The Bertie Ahern scandal and The Mahon Tribunal -- a guide to what has happened
Former Taoiseach believed by the Mahon Tribunal to have received secret payments
In the wake of the Tribunal’s findings, Ahern’s party Fianna Fail is stepping away from giving the now shamed former Taoiseach their support. Following a late night party meeting with other Fianna Fail members, leader Micheal Martin announced that he intended to expel Ahern from party membership, with the official decision coming on March 30th.
"The receipt by a senior office holder of large amounts of money which a sworn tribunal has held is of unclear origins, and the failure to give any credible explanation, requires an unequivocal response," said Martin, who served under Ahern in three Cabinet posts.
Martin added that Ahern’s reported falsities under oath "betrayed the trust placed in him by this country and this party."
Ahern admitted over his 15 days of testimony in 2007 to “keeping most of the money in personal safes at his office and home from 1992 to 1994; failing to keep a personal bank account during much of the time under investigation; and paying no tax on any of it until the investigators uncovered its existence,” reports Bloomberg Businessweek.
Ahern also testified that all undocumented payments were unsolicited gifts, and that identical payments from within Ireland were loans.Tax law at the time in Ireland didn’t require gifts from overseas and domestic loans to be taxed.
Ahern made no repayments on the 1993 "loans" until the investigators discovered fourteen years later in 2007. Ultimately, Ahern negotiated a tax settlement for the unearthed funds.
Of funds that were deposited into the accounts into his then-girlfriend Celia Larkin and his two daughters’ bank accounts, Ahern claimed he had won the money betting on horses.
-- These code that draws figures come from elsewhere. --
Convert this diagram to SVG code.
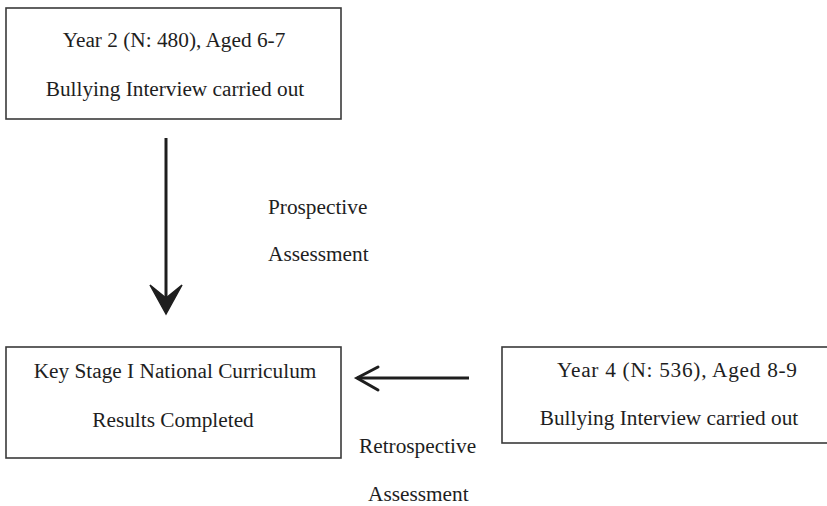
<svg xmlns="http://www.w3.org/2000/svg" width="827" height="506" viewBox="0 0 827 506">
<style>
.box{fill:#fff;stroke:#3a3a3a;stroke-width:1.6}
.t{font-family:"Liberation Serif","Times New Roman",serif;font-size:21.3px;fill:#1e1e1e}
.c{text-anchor:middle}
.ln{stroke:#1e1e1e;stroke-width:3;fill:none}
</style>
<rect width="827" height="506" fill="#fff"/>
<g id="node-year2">
<rect class="box" x="6" y="8" width="335" height="111"/>
<text class="t c" x="174" y="47">Year 2 (N: 480), Aged 6-7</text>
<text class="t c" x="175" y="96">Bullying Interview carried out</text>
</g>
<g id="node-keystage">
<rect class="box" x="6" y="347" width="335" height="111"/>
<text class="t c" x="175" y="378">Key Stage I National Curriculum</text>
<text class="t c" x="173" y="427">Results Completed</text>
</g>
<g id="node-year4">
<rect class="box" x="502" y="347" width="350" height="96"/>
<text class="t c" x="677" y="377" textLength="240" lengthAdjust="spacing">Year 4 (N: 536), Aged 8-9</text>
<text class="t c" x="669" y="425">Bullying Interview carried out</text>
</g>
<g id="connectors">
<line class="ln" x1="166" y1="138" x2="166" y2="298"/>
<path d="M166,314 L150,285 L166,298 L182,285 Z" fill="#1e1e1e" stroke="#1e1e1e" stroke-width="1.5" stroke-linejoin="miter"/>
<line class="ln" x1="357" y1="378" x2="469" y2="378"/>
<polyline class="ln" points="378,367 357,378 378,390" stroke-linecap="round"/>
</g>
<g id="labels">
<text class="t" x="268" y="214">Prospective</text>
<text class="t" x="268" y="261">Assessment</text>
<text class="t" x="359" y="453">Retrospective</text>
<text class="t" x="368" y="501">Assessment</text>
</g>
</svg>
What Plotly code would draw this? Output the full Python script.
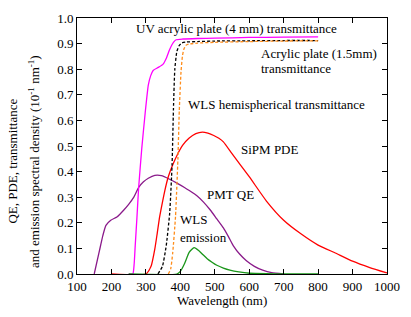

Judges dismissed his explanation.
In addition, they also found untrue Ahern and several of his business partners explanation that a pub fundraiser had been held to raise money for Ahern’s campaign.
The judges did, however, accept the testimony of stockbroker Padraic O'Connor, who said he “barely knew Ahern and had been asked by Fianna Fail to make a $8,300 political donation in a company check for Ahern's benefit, which he did.”
Gerry Howlin, Ahern’s former special adviser in government, described the Tribunal’s findings as "far worse than anything I expected or believed possible."
"He told me he was telling the truth," Howlin said. "His narrative is not believed, and it is damning and it is serious. ... His reputation has been very seriously damaged."